Hunter Biden's investment firm got $130M in favorable bailout loans while Joe Biden was VP

Convenient

An investment firm with which Hunter Biden was prominently involved received $130 million in favorable federal bailout loans while Hunter's father, then-Vice President Joe Biden, was in office, according to the Washington Examiner.

Biden joined the Rosemont financial network in June 2009 when he and Rosemont Capital executives Devon Archer and Chris Heinz incorporated Rosemont Seneca Partners in Delaware.

Just three weeks after Rosemont Seneca Partners was created, the firm began receiving tens of millions of dollars in federal bailout loans.

The loan program was called the Term Asset-Backed Securities Loan Facility. In the program, the Federal Reserve and Treasury Department selected firms or investors who would enter the program by purchasing bonds that banks were having difficulty selling. The bonds included bundled student loans or sub-prime mortgages.

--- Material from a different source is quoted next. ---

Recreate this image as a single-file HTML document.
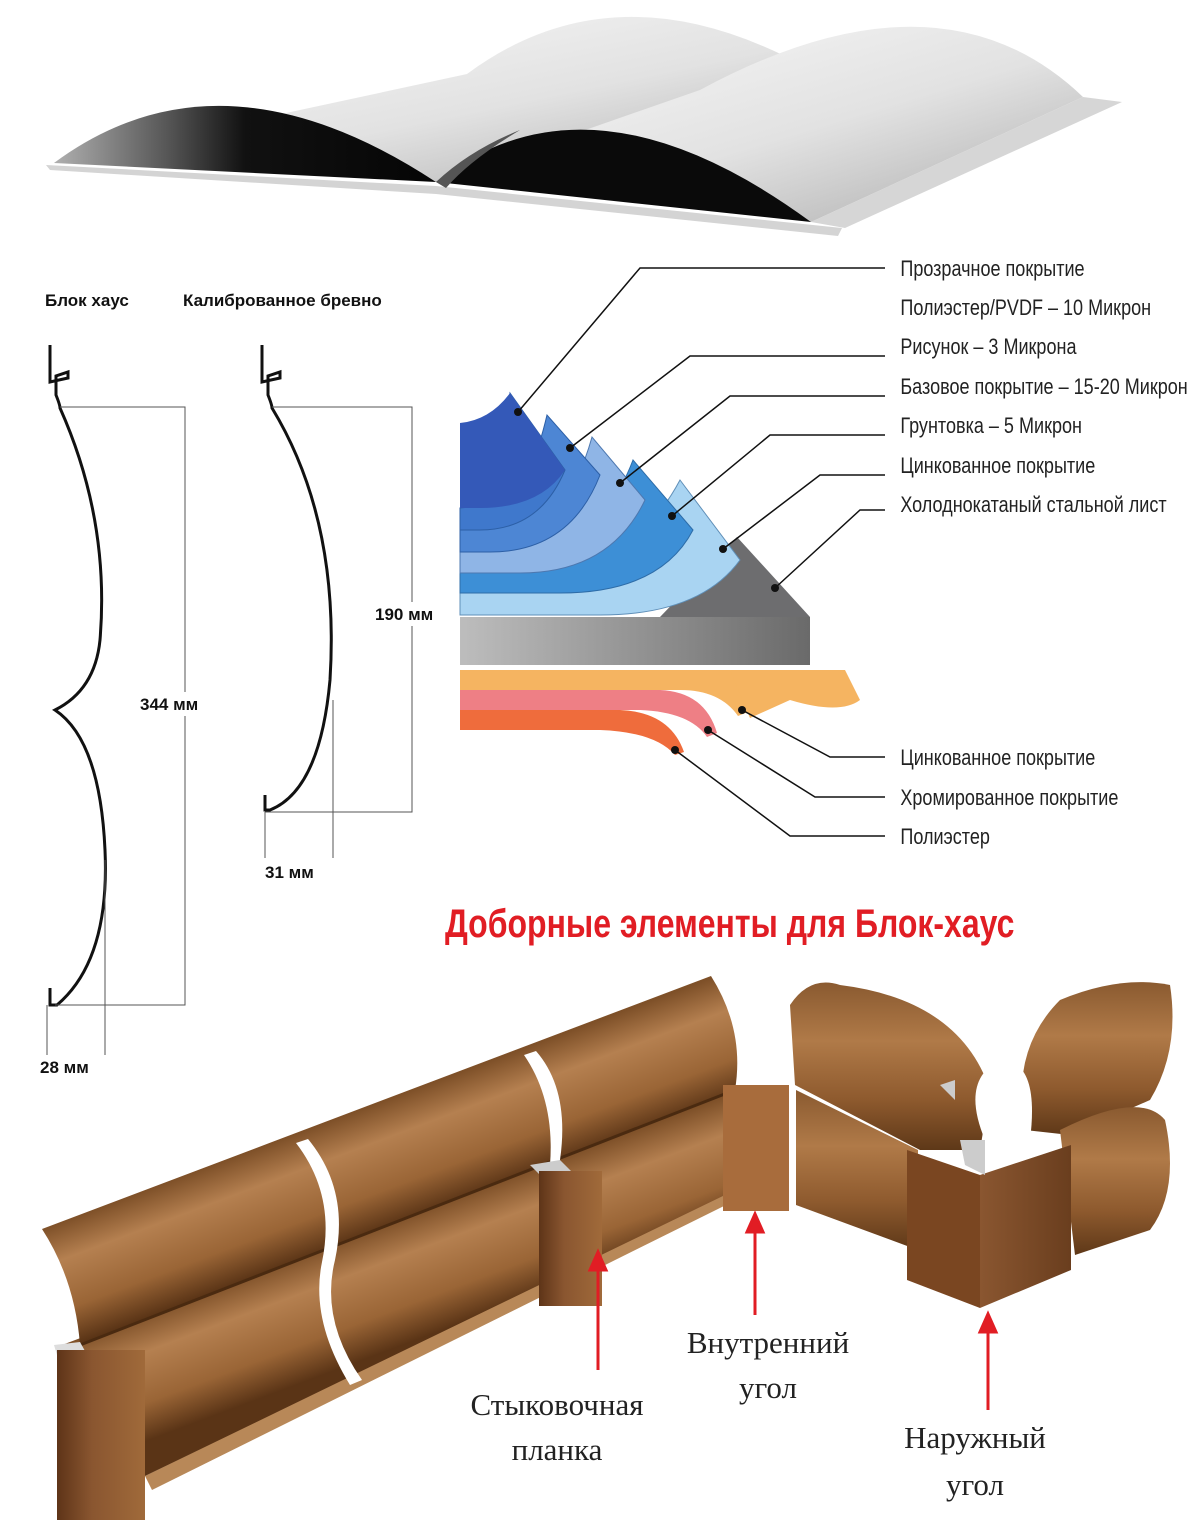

At the time the program launched, it was criticized by some as being prone to corruption because the selection process was not fully transparent. The timing of Rosemont's receipt of loan money — right after Hunter Biden got on board — is notable. From the Examiner:

Three weeks after Rosemont Seneca was incorporated, a subsidiary of Rosemont Capital, called Rosemont TALF SPV, received $23.5 million in federal loans through the TALF program. This included $13.4 million to invest in student loans and $11.1 million to invest in subprime auto loans. Over five months, the company received a total of $130 million from the program in multiple installments for investments in subprime credit cards and residential mortgages.

"This is a great example of the suspicion of many Americans that these bailouts were used to benefit connected insiders while ordinary Americans went broke," said Tom Anderson, director of the Government Integrity Project at the National Legal and Policy Center, an organization that was critical of TALF at the time.

Also, many of the corporations that received TALF loan money routed the profits through the Cayman Islands, a popular tax haven. Rosemont was among those.

"Why would the Fed lend to material investors located in the Cayman Islands?" Sen. Bernie Sanders (I-Vt.) wrote to the Fed in 2010.